Io insegno ormai da oltre 23 anni e ho sempre svolto il mio lavoro con
molta passione, preoccupandomi non solo di fornire nozioni ai ragazzi,
ma di aiutarli anche nella loro formazione e crescita. Il giudizio di
don Mazzi sui docenti è troppo negativo. Anche se lo Stato non investe
su di noi, e i tagli sulla scuola ci costringono a lavorare con classi
troppo numerose. Spesso i genitori non collaborano con i docenti, ma
difendono sempre e comunque l’operato dei propri figli.

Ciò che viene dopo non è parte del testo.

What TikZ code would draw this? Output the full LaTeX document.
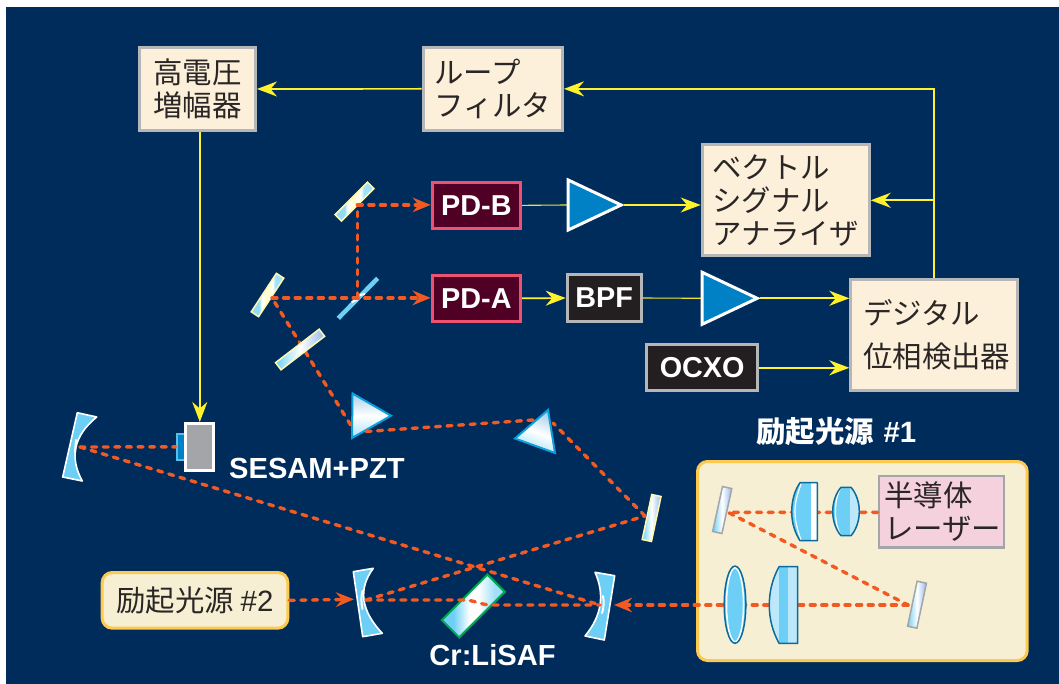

Una docente di scuola secondaria
Le parole di don Mazzi sono una salutare provocazione. E hanno il pregio di non passare inosservate, ma di suscitare un sano dibattito. Che sul mondo della scuola è quanto mai necessario. Se non vogliamo che vada alla deriva, nel generale menefreghismo e insensibilità istituzionale. Eppure, stiamo parlando di una cosa preziosa, di un luogo dove i nostri ragazzi passano gran parte del loro tempo negli anni dell’obbligo scolastico. Per ricevere non solo nozioni, ma una formazione che li prepara alla vita. Perché stiamo svalutando questo fondamentale compito, negando alla scuola e agli insegnanti, non solo un riconoscimento pubblico, ma tagliando anche il necessario? È una politica autolesionista.